Cross‑Device, Cross‑Context Delivery
A distinctive feature here is multi‑device continuity. You might start a search on your laptop, and later hear the result from a home smart speaker or see it show up on your smartwatch. The patent reinforces Google’s goal of building a “connected information environment” where answers flow seamlessly between screens and contexts.
Implications for Search Behavior and SEO
If realized, this system could reshape how content creators and search marketers think about visibility. Instead of competing for a one‑time ranking, brands may need to ensure their information remains trustworthy, current, and properly structured for AI systems that continuously evaluate freshness and authority.

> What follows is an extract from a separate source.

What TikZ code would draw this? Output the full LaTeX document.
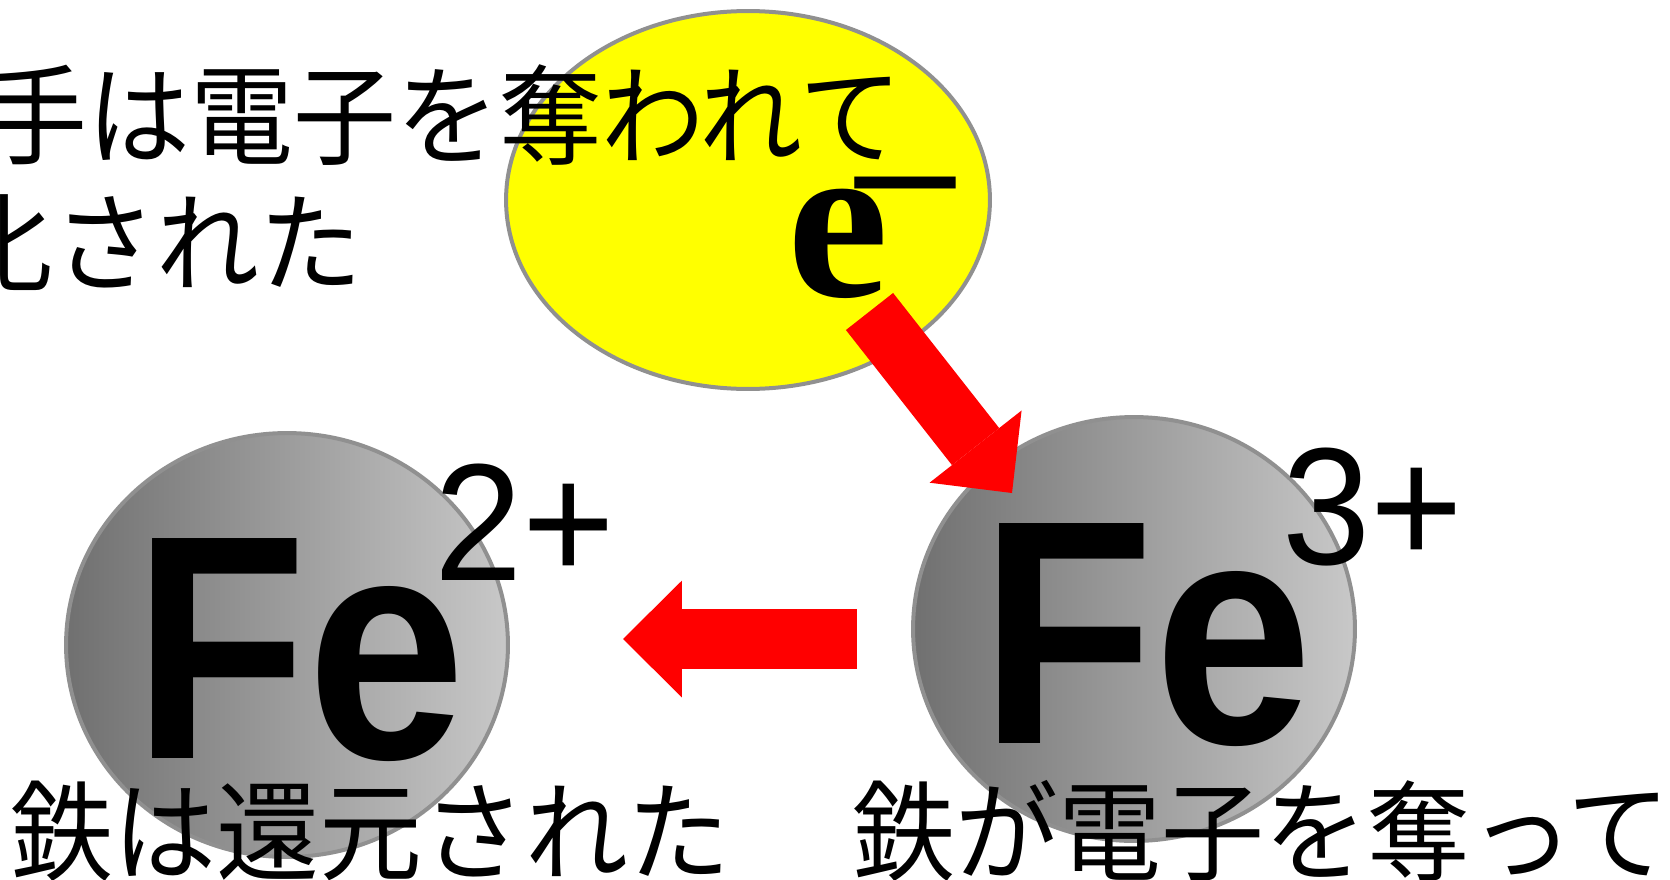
\documentclass[tikz,border=0pt]{standalone}
\usepackage{graphicx}
\usepackage{fontspec}
\setmainfont{Liberation Sans}
\newfontfamily\jpfont{Noto Sans CJK JP}
\newfontfamily\eserif{Liberation Serif}
\usetikzlibrary{shapes.geometric,arrows.meta,positioning}
\definecolor{ringgray}{RGB}{144,144,144}
\definecolor{irondark}{RGB}{112,112,112}
\definecolor{ironlight}{RGB}{200,200,200}
\definecolor{elecyellow}{RGB}{255,255,0}
\definecolor{arrowred}{RGB}{255,0,0}
\newcommand{\hsquash}[2]{\scalebox{#1}[1]{#2}}

\begin{document}
\begin{tikzpicture}[x=0.02cm, y=-0.02cm,
    ion/.style={ellipse, draw=ringgray, line width=0.08cm, left color=irondark, right color=ironlight, minimum width=8.84cm, minimum height=8.48cm},
    symb/.style={anchor=base west, inner sep=0pt, font=\fontsize{182}{182}\selectfont\bfseries},
    charge/.style={anchor=base west, inner sep=0pt, font=\fontsize{95}{95}\selectfont},
    jptext/.style={anchor=west, inner sep=0pt, font=\fontsize{62}{62}\selectfont\jpfont},
    bigarrow/.style={draw=arrowred, line width=1.2cm, -{Triangle[length=1.18cm, width=2.34cm, line width=0pt]}}]
    \useasboundingbox (0,0) rectangle (1670,879);
    \clip (0,0) rectangle (1670,879);

    % electron
    \node[ellipse, draw=ringgray, line width=0.08cm, fill=elecyellow, minimum width=9.68cm, minimum height=7.56cm] (cloud) at (748,200) {};
    \node[anchor=base west, inner sep=0pt, font=\fontsize{130}{130}\selectfont] (elec) at (787,296) {{\eserif\bfseries e}\kern-25pt\raisebox{33pt}{\fontsize{95}{95}\selectfont\hsquash{1.25}{−}}};

    % iron ions
    \node[ion] (fe2ion) at (287,645) {};
    \node[ion] (fe3ion) at (1134,629) {};
    \node[symb] (fe2) at (133,758) {\hsquash{0.89}{Fe}};
    \node[charge] (fe2chg) at (434,580) {\hsquash{0.95}{2+}};
    \node[symb] (fe3) at (980,743) {\hsquash{0.89}{Fe}};
    \node[charge] (fe3chg) at (1282,564) {\hsquash{0.95}{3+}};

    % arrows
    \coordinate (etail) at (869.5,311.5);
    \coordinate (etip) at (1012,493);
    \coordinate (htail) at (857,639);
    \coordinate (htip) at (623,639);
    \draw[bigarrow] (etail) -- (etip);
    \draw[bigarrow] (htail) -- (htip);

    % texts
    \node[jptext] (ox1) at (-16,115) {\hsquash{0.945}{手は電子を奪われて}};
    \node[jptext] (ox2) at (-50,243) {\hsquash{0.945}{化された}};
    \node[jptext] (red1) at (10,831) {\hsquash{0.945}{鉄は還元された}};
    \node[jptext] (red2) at (852,831) {\hsquash{0.945}{鉄が電子を奪って}};
\end{tikzpicture}
\end{document}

Queries that remain unresolved—such as “When will the next major AI model release?” or “Who won the ongoing court case?”—would trigger ongoing index monitoring. Websites that update frequently and demonstrate expertise are more likely to be surfaced when the system “closes the loop” with the user.
Why This Matters
This patent highlights Google’s movement toward task‑based and agentic search—systems that do more than retrieve links; they manage goals, track changes, and act autonomously. It aligns perfectly with generative AI trends where search evolves into an ongoing personal research assistant.
Key Takeaways
- Persistent intelligence: Searches don’t end until complete or authoritative answers appear.
- Quality and authority are central: The system filters results not only by relevance but by trustworthiness.
- Seamless continuity: Updates can reach users across apps and devices.
- Proactive delivery: Information finds you instead of you finding it.
- Opportunities for marketers: High‑quality, accurate content may trigger delayed visibility in such ongoing search cycles.
Whether integrated into everyday Google Search or future AI companions, autonomous search reflects the next chapter in how information will find its audience—not instantly, but intelligently, at precisely the right time.